I know I enjoy visiting layouts in every phase.

Just a thought
Harold

I had my first real open house in the early 1980’s, then the NMRA nationals in Kansas City in 1984 and 1998. Also have had open houses for region meets, local meets, ATSF modelers meets and so on. I have never had anyone get out of line, I have had nothing damaged or stolen, and have met some really great modelers, known and unknown.

I also do garden railroading, so I am on tour for that quite often, which usually spills over to the basement at some point, and the garden railroad gets viewed when the HO is on tour.

Bob

Most of the layout tours in Cincy used the smaller buses (no more than 20) like the ones used in airports to shuttle parking. The big buses used for layout tours were mainly for the long distance, all day tours.

One guy in Cincy let his kids run a lemonade stand outside while only a few people at a time could go in. Worked out pretty good.
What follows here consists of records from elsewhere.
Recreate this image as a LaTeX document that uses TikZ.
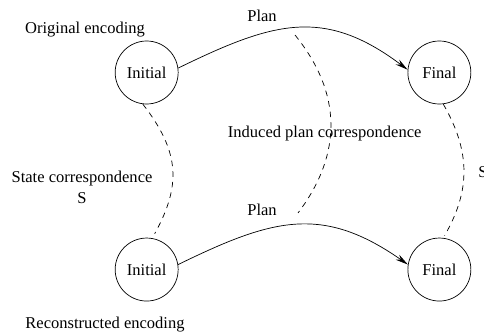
\documentclass[tikz,border=0pt]{standalone}
\usepackage{fontspec}
\setmainfont{Liberation Serif}
\usepackage{tikz}
\usetikzlibrary{arrows.meta,positioning}

\begin{document}
\begin{tikzpicture}[line width=0.6pt, font=\fontsize{14.1}{17.5}\selectfont,
    state/.style={circle, draw, minimum size=1.89cm, inner sep=0pt},
    plan/.style={-{Stealth[length=0.38cm, width=0.18cm]}},
    corr/.style={dash pattern=on 0.17cm off 0.15cm},
    lbl/.style={inner sep=0pt, align=center}]

    \useasboundingbox (0,0) rectangle (14.52,-10.05);

    % States
    \node[state] (init1) at (4.40,-2.175) {Initial};
    \node[state, right=6.87cm of init1] (final1) {Final};
    \node[state, below=4.0cm of init1] (init2) {Initial};
    \node[state, right=6.87cm of init2] (final2) {Final};

    % Plans
    \draw[plan] (init1.8) to[out=26, in=143, looseness=1.17] (final1.175);
    \draw[plan] (init2.9) to[out=26, in=145, looseness=1.17] (final2.171);

    % State correspondences
    \draw[corr, shorten >=0.15cm] (init1.-97) to[out=-52, in=61, looseness=1.15] (init2.80);
    \draw[corr, shorten >=0.08cm] (final1.-83) to[out=-60, in=60, looseness=1.05] (final2.83);

    % Induced plan correspondence
    \coordinate (ipc1) at (8.85,-1.05);
    \coordinate (ipc2) at (8.94,-6.39);
    \draw[corr] (ipc1) to[out=-51, in=53, looseness=1.07] (ipc2);

    % Labels
    \node[lbl] (orig) at (2.55,-0.90) {Original encoding};
    \node[lbl] (plan1) at (7.86,-0.48) {Plan};
    \node[lbl] (plan2) at (7.86,-6.30) {Plan};
    \node[lbl] (induced) at (9.74,-4.02) {Induced plan correspondence};
    \node[lbl] (statecorr) at (2.46,-5.62) {State correspondence\\S};
    \node[lbl, anchor=west] (scorr) at (14.34,-5.15) {S};
    \node[lbl] (recon) at (3.15,-9.75) {Reconstructed encoding};

\end{tikzpicture}
\end{document}
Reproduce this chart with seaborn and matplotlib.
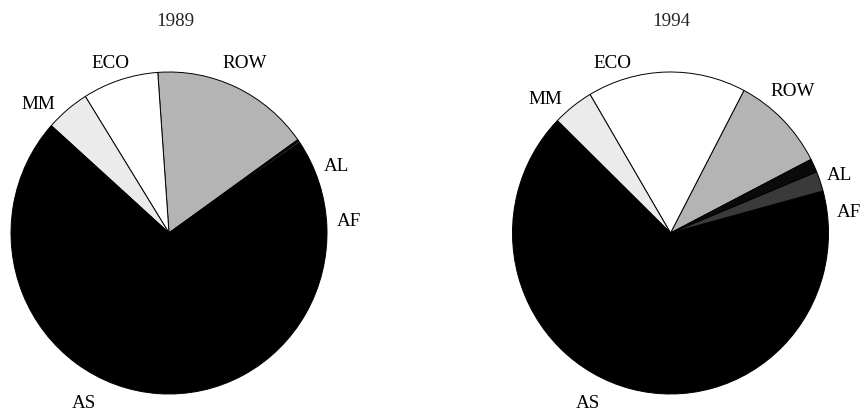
import matplotlib
matplotlib.use("Agg")
import matplotlib.pyplot as plt
import seaborn as sns

# ---- data (percent shares) ----
categories = ["ROW", "ECO", "MM", "AS", "AF", "AL"]
shares_1989 = [16.3, 7.75, 4.5, 71.1, 0.2, 0.15]
shares_1994 = [9.75, 16.2, 4.2, 66.5, 2.0, 1.35]
years = ["1989", "1994"]

# ---- styling / layout ----
sns.set_theme(style="white")
plt.rcParams["font.family"] = ["Liberation Serif", "DejaVu Serif"]
colors = ["#b4b4b4", "#ffffff", "#ebebeb", "#000000", "#3a3a3a", "#0a0a0a"]
start_angles = {"1989": 35.4, "1994": 27.2}
W, H = 861, 411
# pie centre (px from left, px from top) and radii (px)
centres = {"1989": (169, 233), "1994": (670.5, 233)}
rx, ry = 158, 161
label_pos = {
    "1989": {"ROW": (0.48, 1.05), "ECO": (-0.37, 1.05), "MM": (-0.83, 0.80),
             "AS": (-0.54, -1.06), "AF": (1.14, 0.07), "AL": (1.06, 0.41)},
    "1994": {"ROW": (0.77, 0.88), "ECO": (-0.37, 1.05), "MM": (-0.79, 0.83),
             "AS": (-0.52, -1.06), "AF": (1.13, 0.125), "AL": (1.07, 0.36)},
}
title_x = {"1989": 175, "1994": 671.7}

fig = plt.figure(figsize=(W / 100, H / 100), dpi=100)
fig.patch.set_facecolor("white")

for i, (yr, vals) in enumerate(zip(years, [shares_1989, shares_1994])):
    x0 = 0 if i == 0 else 0.5
    ax = fig.add_axes([x0, 0, 0.5, 1])
    ax.pie(vals, labels=categories, colors=colors, startangle=start_angles[yr],
           counterclock=True,
           wedgeprops=dict(edgecolor="black", linewidth=0.7),
           textprops=dict(fontsize=13.7, color="black"))
    cx, cy = centres[yr]
    left_px = x0 * W
    axw = 0.5 * W
    ax.set_aspect("auto")
    ax.set_xlim((left_px - cx) / rx, (left_px + axw - cx) / rx)
    ax.set_ylim(-(H - cy) / ry, cy / ry)
    ax.axis("off")
    for t in ax.texts:
        lab = t.get_text()
        if lab in label_pos[yr]:
            t.set_position(label_pos[yr][lab])
            t.set_ha("center")
            t.set_va("center")
    fig.text(title_x[yr] / W, 1 - 22 / H, yr, ha="center", va="center",
             fontsize=13.7)

fig.savefig("out.png", dpi=100, facecolor="white")
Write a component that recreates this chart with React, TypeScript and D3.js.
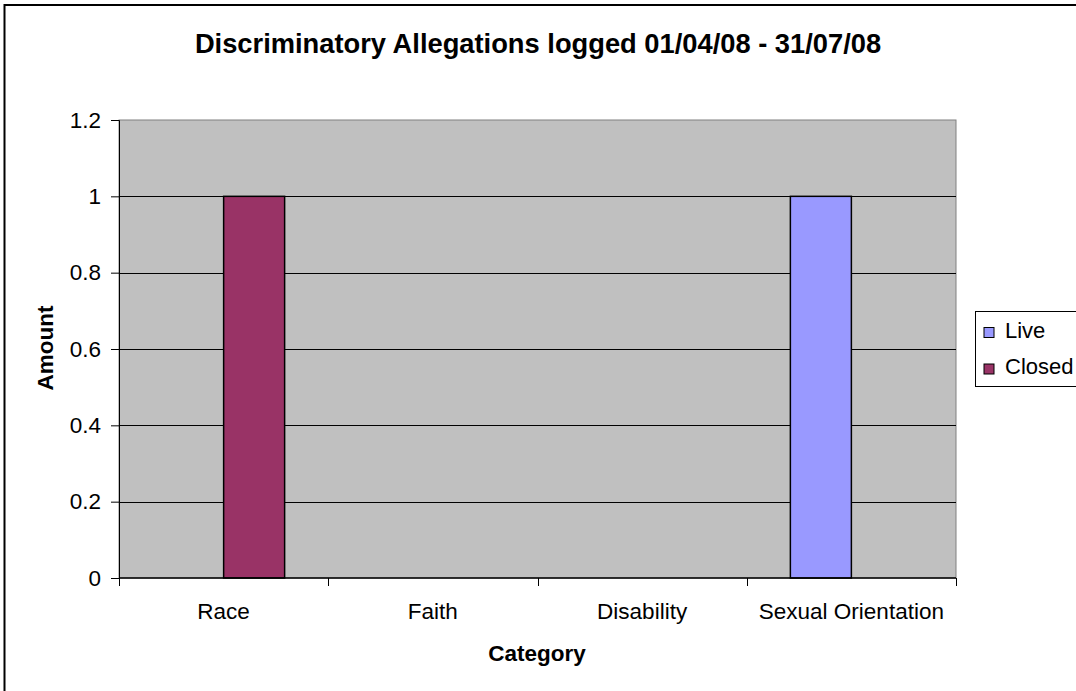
import React, { useEffect, useRef } from "react";
import * as d3 from "d3";

// chart data
const categories = ["Race", "Faith", "Disability", "Sexual Orientation"];
const seriesNames = ["Live", "Closed"];
const liveValues = [0, 0, 0, 1];
const closedValues = [1, 0, 0, 0];
const yTicks = [0, 0.2, 0.4, 0.6, 0.8, 1, 1.2];
const seriesColors = ["#9999FF", "#993366"];

const FONT = "'Liberation Sans', Arial, sans-serif";

const App: React.FC = () => {
  const svgRef = useRef<SVGSVGElement | null>(null);

  useEffect(() => {
    const width = 1076;
    const height = 691;
    const marginTop = 120;
    const marginBottom = 113;
    const marginLeft = 119;
    const marginRight = 120;

    const svg = d3.select(svgRef.current);
    svg.selectAll("*").remove();
    svg
      .attr("viewBox", [0, 0, width, height])
      .attr("width", width)
      .attr("height", height)
      .style("font-family", FONT);

    // outer chart border (continues past the crop)
    svg
      .append("rect")
      .attr("x", 4.5)
      .attr("y", 5)
      .attr("width", width + 20)
      .attr("height", height + 20)
      .attr("fill", "white")
      .attr("stroke", "black")
      .attr("stroke-width", 2);

    const x0 = d3
      .scaleBand()
      .domain(categories)
      .range([marginLeft, width - marginRight])
      .paddingInner(0)
      .paddingOuter(0);

    const x1 = d3
      .scaleBand()
      .domain(seriesNames)
      .range([0, x0.bandwidth()])
      .paddingInner(0)
      .paddingOuter(0.715);

    const y = d3
      .scaleLinear()
      .domain([0, 1.2])
      .range([height - marginBottom, marginTop]);

    // plot area
    svg
      .append("rect")
      .attr("x", marginLeft)
      .attr("y", y(1.2))
      .attr("width", width - marginRight - marginLeft)
      .attr("height", y(0) - y(1.2))
      .attr("fill", "#C0C0C0")
      .attr("stroke", "#808080")
      .attr("stroke-width", 1);

    // gridlines
    svg
      .append("g")
      .selectAll("line")
      .data(yTicks.filter((t) => t > 0 && t < 1.2))
      .enter()
      .append("line")
      .attr("x1", marginLeft)
      .attr("x2", width - marginRight)
      .attr("y1", (d) => Math.round(y(d)) + 0.5)
      .attr("y2", (d) => Math.round(y(d)) + 0.5)
      .attr("stroke", "black")
      .attr("stroke-width", 1);

    // bars
    const table = categories.map((c, i) => ({
      category: c,
      values: [liveValues[i], closedValues[i]],
    }));

    const groups = svg
      .append("g")
      .selectAll("g")
      .data(table)
      .enter()
      .append("g")
      .attr("transform", (d) => `translate(${x0(d.category)},0)`);

    groups
      .selectAll("rect")
      .data((d) => d.values.map((v, i) => ({ name: seriesNames[i], v, i })))
      .enter()
      .filter((d) => d.v > 0)
      .append("rect")
      .attr("x", (d) => x1(d.name) as number)
      .attr("y", (d) => y(d.v))
      .attr("width", x1.bandwidth())
      .attr("height", (d) => y(0) - y(d.v))
      .attr("fill", (d) => seriesColors[d.i])
      .attr("stroke", "black")
      .attr("stroke-width", 1.5);

    // y axis
    const gy = svg
      .append("g")
      .attr("transform", `translate(${marginLeft},0)`)
      .call(
        d3
          .axisLeft(y)
          .tickValues(yTicks)
          .tickSize(8)
          .tickPadding(10)
          .tickFormat(d3.format("~g") as any),
      );
    gy.select(".domain").attr("stroke", "black").attr("stroke-width", 1);
    gy.selectAll("line").attr("stroke", "black");
    gy.selectAll("text")
      .style("font-size", "22.5px")
      .style("font-family", FONT)
      .attr("fill", "black");

    // x axis (ticks at category boundaries)
    const xBase = y(0);
    svg
      .append("line")
      .attr("x1", marginLeft)
      .attr("x2", width - marginRight)
      .attr("y1", xBase)
      .attr("y2", xBase)
      .attr("stroke", "black")
      .attr("stroke-width", 1.5);

    const bounds = categories
      .map((c) => x0(c) as number)
      .concat([width - marginRight]);
    svg
      .append("g")
      .selectAll("line")
      .data(bounds)
      .enter()
      .append("line")
      .attr("x1", (d) => Math.round(d) + 0.5)
      .attr("x2", (d) => Math.round(d) + 0.5)
      .attr("y1", xBase)
      .attr("y2", xBase + 8)
      .attr("stroke", "black");

    svg
      .append("g")
      .selectAll("text")
      .data(categories)
      .enter()
      .append("text")
      .attr("x", (d) => (x0(d) as number) + x0.bandwidth() / 2)
      .attr("y", 619)
      .attr("text-anchor", "middle")
      .style("font-size", "22.5px")
      .text((d) => d);

    // titles
    svg
      .append("text")
      .attr("x", 538)
      .attr("y", 53)
      .attr("text-anchor", "middle")
      .style("font-size", "27.3px")
      .style("font-weight", "bold")
      .text("Discriminatory Allegations logged 01/04/08 - 31/07/08");

    svg
      .append("text")
      .attr("x", 537)
      .attr("y", 661)
      .attr("text-anchor", "middle")
      .style("font-size", "22.5px")
      .style("font-weight", "bold")
      .text("Category");

    svg
      .append("text")
      .attr("transform", `translate(53,348) rotate(-90)`)
      .attr("text-anchor", "middle")
      .style("font-size", "22.5px")
      .style("font-weight", "bold")
      .text("Amount");

    // legend
    const legend = svg.append("g");
    legend
      .append("rect")
      .attr("x", 975.5)
      .attr("y", 311.5)
      .attr("width", 200)
      .attr("height", 75)
      .attr("fill", "white")
      .attr("stroke", "black")
      .attr("stroke-width", 1);

    const items = legend
      .selectAll("g")
      .data(seriesNames)
      .enter()
      .append("g")
      .attr("transform", (_, i) => `translate(984,${327.5 + i * 36.5})`);
    items
      .append("rect")
      .attr("width", 10)
      .attr("height", 10)
      .attr("fill", (_, i) => seriesColors[i])
      .attr("stroke", "black")
      .attr("stroke-width", 1);
    items
      .append("text")
      .attr("x", 21)
      .attr("y", 10)
      .style("font-size", "22px")
      .text((d) => d);
  }, []);

  return (
    <svg
      ref={svgRef}
      style={{ position: "absolute", left: 0, top: 0, display: "block" }}
    ></svg>
  );
};

export default App;
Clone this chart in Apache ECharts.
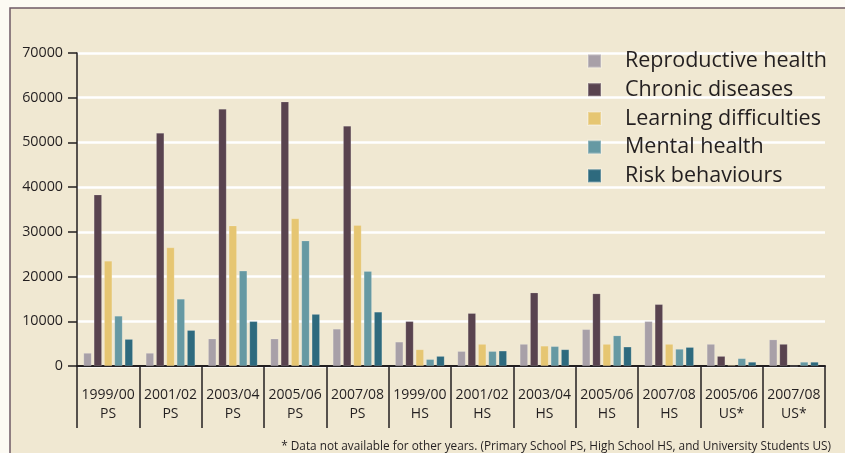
<!DOCTYPE html>
<html><head><meta charset="utf-8">
<script src="https://cdn.jsdelivr.net/npm/echarts@6/dist/echarts.min.js"></script>
<style>html,body{margin:0;padding:0;background:#FCFAF3;}#c{width:845px;height:453px;}</style>
</head><body><div id="c"></div>
<script>
const categories = ['1999/00\nPS','2001/02\nPS','2003/04\nPS','2005/06\nPS','2007/08\nPS','1999/00\nHS','2001/02\nHS','2003/04\nHS','2005/06\nHS','2007/08\nHS','2005/06\nUS*','2007/08\nUS*'];
const seriesNames = ['Reproductive health','Chronic diseases','Learning difficulties','Mental health','Risk behaviours'];
const reproductive = [2900, 2900, 6100, 6100, 8300, 5400, 3300, 4900, 8200, 10000, 4900, 5900];
const chronic = [38300, 52100, 57500, 59100, 53700, 10000, 11800, 16400, 16200, 13800, 2200, 4900];
const learning = [23500, 26500, 31400, 33000, 31500, 3700, 4900, 4500, 4900, 4900, 200, 0];
const mental = [11200, 15000, 21300, 28000, 21200, 1500, 3300, 4400, 6800, 3800, 1700, 900];
const risk = [6000, 8000, 10000, 11600, 12100, 2200, 3400, 3700, 4300, 4200, 900, 900];
const yTicks = [0, 10000, 20000, 30000, 40000, 50000, 60000, 70000];
const footnote = '* Data not available for other years. (Primary School PS, High School HS, and University Students US)';

const colors = ['#A8A0A8','#59434F','#E6C672','#6699A3','#2E6A7E'];
const font = '"Open Sans", sans-serif';
const dataSets = [reproductive, chronic, learning, mental, risk];

const chart = echarts.init(document.getElementById('c'), null, {renderer:'canvas'});
chart.setOption({
  animation: false,
  backgroundColor: '#FCFAF3',
  graphic: [
    {type:'rect', z:-10, shape:{x:10, y:8, width:845, height:460}, style:{fill:'#F0E8D2', stroke:'#6E5A66', lineWidth:1.5}},
    {type:'text', right:14, top:441, style:{text:footnote, font:'11.8px "Open Sans", sans-serif', fill:'#231F20'}}
  ],
  grid: {left:77, right:20, top:53, bottom:87, containLabel:false},
  legend: {
    orient:'vertical', left:587, top:50, padding:0, itemWidth:13, itemHeight:13, itemGap:6.7,
    icon:'rect', data: seriesNames,
    textStyle:{fontFamily:font, fontSize:21.5, color:'#231F20', padding:[0,0,0,19], lineHeight:22}
  },
  xAxis: {
    type:'category', data: categories, boundaryGap:true,
    axisLine:{lineStyle:{color:'#231F20', width:2}},
    axisTick:{show:true, interval:0, length:62, lineStyle:{color:'#231F20', width:1.5}},
    axisLabel:{interval:0, margin:20, fontFamily:font, fontSize:14, lineHeight:19, color:'#231F20'}
  },
  yAxis: {
    type:'value', min:yTicks[0], max:yTicks[yTicks.length-1], interval:10000,
    axisLine:{show:true, lineStyle:{color:'#231F20', width:1.5}},
    axisTick:{show:true, length:9, lineStyle:{color:'#231F20', width:1.5}},
    axisLabel:{margin:14, fontFamily:font, fontSize:14.3, color:'#231F20', formatter:(v)=>String(v)},
    splitLine:{show:true, lineStyle:{color:'#FFFFFF', width:2.5}}
  },
  series: seriesNames.map((n,i)=>({
    name:n, type:'bar', data:dataSets[i], barWidth:8, barGap:'29%',
    itemStyle:{color:colors[i], borderColor:'rgba(255,255,255,0.25)', borderWidth:0.6}
  }))
});
</script></body></html>
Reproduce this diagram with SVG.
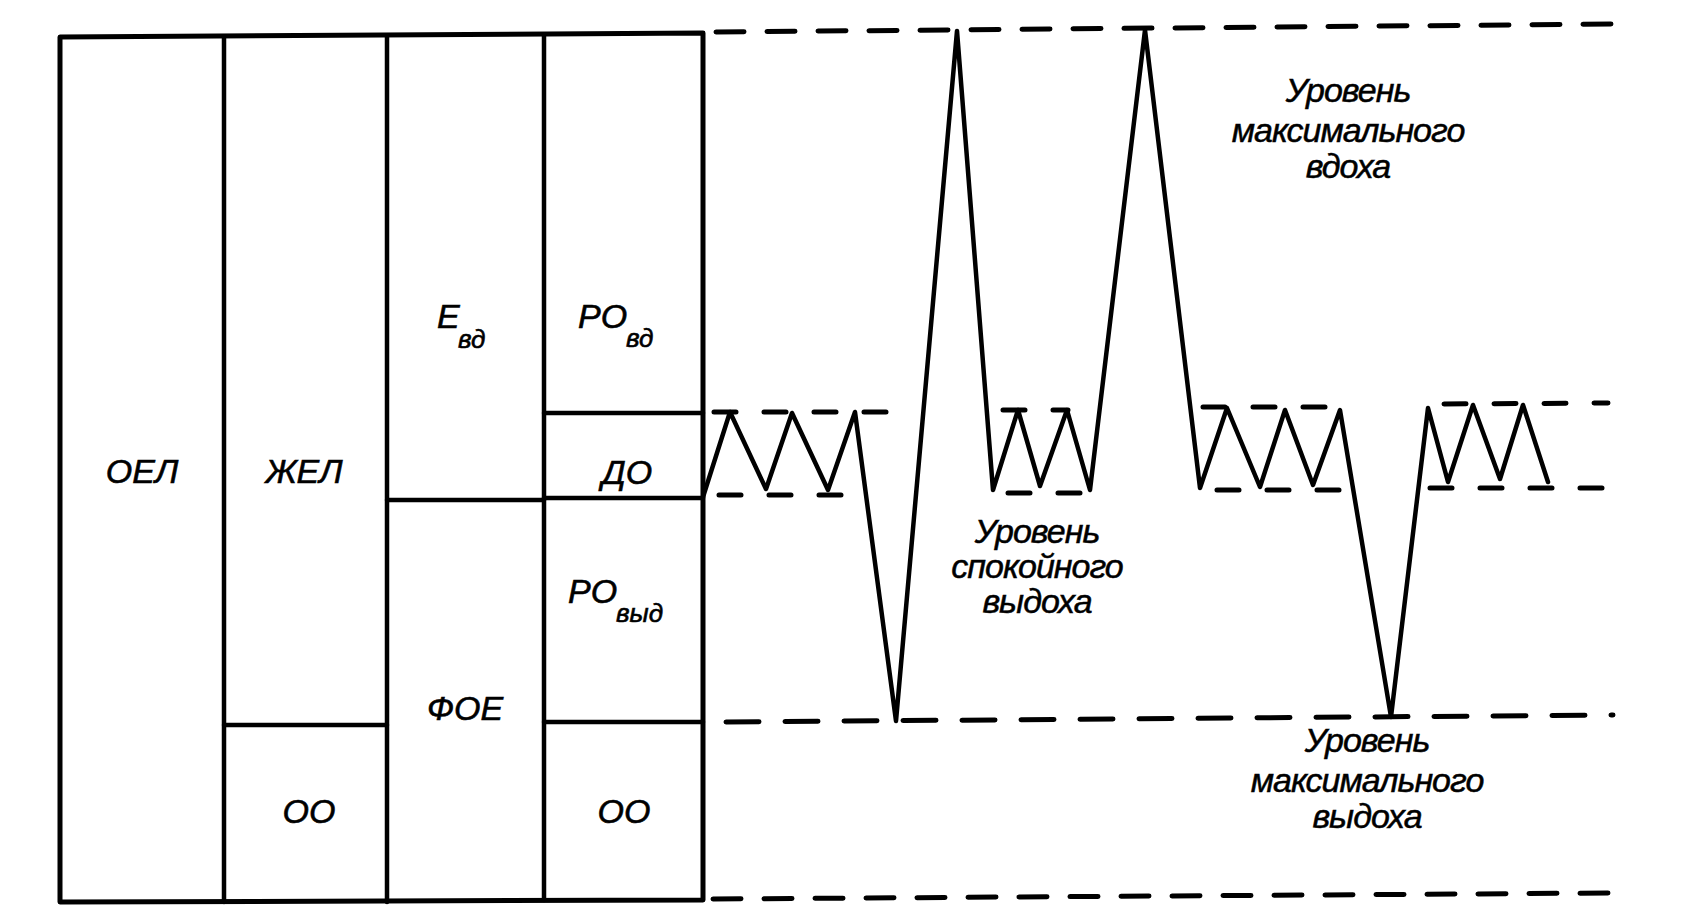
<svg xmlns="http://www.w3.org/2000/svg" width="1708" height="921" viewBox="0 0 1708 921">
<style>
.bg{fill:#fff}
.box{fill:none;stroke:#000;stroke-width:5;stroke-linejoin:round;stroke-linecap:round}
.inner{fill:none;stroke:#000;stroke-width:4.5;stroke-linecap:round}
.lbl{font-family:"Liberation Sans",Arial,sans-serif;font-style:italic;font-size:34px;fill:#000;stroke:#000;stroke-width:0.6}
.sub{font-family:"Liberation Sans",Arial,sans-serif;font-style:italic;font-size:26px;fill:#000;stroke:#000;stroke-width:0.6}
.note{font-family:"Liberation Sans",Arial,sans-serif;font-style:italic;font-size:34px;fill:#000;text-anchor:middle;letter-spacing:-1px;stroke:#000;stroke-width:0.5}
.mid{text-anchor:middle}
.dash{fill:none;stroke:#000;stroke-width:5;stroke-linecap:round}
.d1{stroke-dasharray:28 23}
.d2{stroke-dasharray:22 28}
.d3{stroke-dasharray:33 26}
.wave{fill:none;stroke:#000;stroke-width:4.5;stroke-linejoin:round;stroke-linecap:round}
</style>
<rect class="bg" x="0" y="0" width="1708" height="921"/>
<g id="volumes">
  <path id="frame" class="box" d="M60,37 L703,33 L703,900 L60,902 Z"/>
  <g id="col-oel">
    <text class="lbl mid" x="142" y="483">ОЕЛ</text>
  </g>
  <g id="col-zhel">
    <line class="inner" x1="224" y1="37" x2="224" y2="902"/>
    <text class="lbl mid" x="304" y="483">ЖЕЛ</text>
  </g>
  <g id="cell-oo-1">
    <line class="inner" x1="224" y1="725" x2="387" y2="725"/>
    <text class="lbl mid" x="309" y="823">ОО</text>
  </g>
  <g id="cell-evd">
    <line class="inner" x1="387" y1="36" x2="387" y2="902"/>
    <text class="lbl" x="437" y="328">Е</text>
    <text class="sub" x="458" y="348">вд</text>
  </g>
  <g id="cell-foe">
    <line class="inner" x1="387" y1="500" x2="544" y2="500"/>
    <text class="lbl mid" x="465" y="720">ФОЕ</text>
  </g>
  <g id="cell-rovd">
    <line class="inner" x1="544" y1="35" x2="544" y2="900"/>
    <text class="lbl" x="578" y="328">РО</text>
    <text class="sub" x="626" y="347">вд</text>
  </g>
  <g id="cell-do">
    <line class="inner" x1="544" y1="413" x2="703" y2="413"/>
    <text class="lbl mid" x="627" y="484">ДО</text>
  </g>
  <g id="cell-rovyd">
    <line class="inner" x1="544" y1="498" x2="703" y2="498"/>
    <text class="lbl" x="568" y="603">РО</text>
    <text class="sub" x="616" y="622">выд</text>
  </g>
  <g id="cell-oo-2">
    <line class="inner" x1="544" y1="722" x2="703" y2="722"/>
    <text class="lbl mid" x="624" y="823">ОО</text>
  </g>
</g>
<g id="connectors">
  <line id="lvl-max-in" class="dash d1" x1="716" y1="32" x2="1614" y2="24"/>
  <g id="lvl-tidal-top">
    <line class="dash d2" x1="714" y1="412" x2="897" y2="412"/>
    <line class="dash d2" x1="1003" y1="410" x2="1068" y2="410"/>
    <line class="dash d2" x1="1203" y1="407" x2="1325" y2="407"/>
    <line class="dash d2" x1="1444" y1="404" x2="1608" y2="403"/>
  </g>
  <g id="lvl-tidal-bottom">
    <line class="dash d2" x1="719" y1="495" x2="855" y2="495"/>
    <line class="dash d2" x1="1008" y1="493" x2="1080" y2="493"/>
    <line class="dash d2" x1="1217" y1="490" x2="1345" y2="490"/>
    <line class="dash d2" x1="1430" y1="488" x2="1610" y2="488"/>
  </g>
  <line id="lvl-max-out" class="dash d3" x1="726" y1="722" x2="1613" y2="715"/>
  <line id="lvl-bottom" class="dash d1" x1="713" y1="899" x2="1610" y2="893"/>
  <polyline id="spirogram" class="wave" points="703,497 730,412 766,489 792,413 828,490 855,412 896,721 957,31 993,490 1018,410 1040,486 1067,410 1090,490 1145,30 1200,488 1227,408 1260,487 1285,410 1313,485 1340,410 1391,717 1428,408 1448,482 1473,405 1500,479 1523,405 1548,482"/>
</g>
<g id="labels">
  <text class="note" x="1348" y="102">Уровень</text>
  <text class="note" x="1348" y="142">максимального</text>
  <text class="note" x="1348" y="178">вдоха</text>
  <text class="note" x="1037" y="543">Уровень</text>
  <text class="note" x="1037" y="578">спокойного</text>
  <text class="note" x="1037" y="613">выдоха</text>
  <text class="note" x="1367" y="752">Уровень</text>
  <text class="note" x="1367" y="792">максимального</text>
  <text class="note" x="1367" y="828">выдоха</text>
</g>
</svg>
I was able to take a third to half a bus load at a time. The rest waited in the garden, and I had a train video on the TV in the den. Some people will come in and have a quick look at everything and leave, others will be fascinated by something. Someone will say “Oh, not another N gauge layout” and stay in the bus (wasting $10 worth of tour.) They’ll be very considerate of everything.
If there aren’t enough layouts in your neighbourhood, there is also the arrival/departure tour. This is on the day before or after the convention and those driving home can buy a map of layouts that they can visit that day.
One of the vistors had my wife convinced that we could set up a garden railway in the back yard and was well on his way to planning it!
I went to a layout at one convention where the modeller had had a scene featured in MR. That was the only scenery on the layout.
Oh, if you want to be on the list, call them now – it may be too late. They will come out and inspect your offering and the transit supervisor will find out how to get the bus there (or close).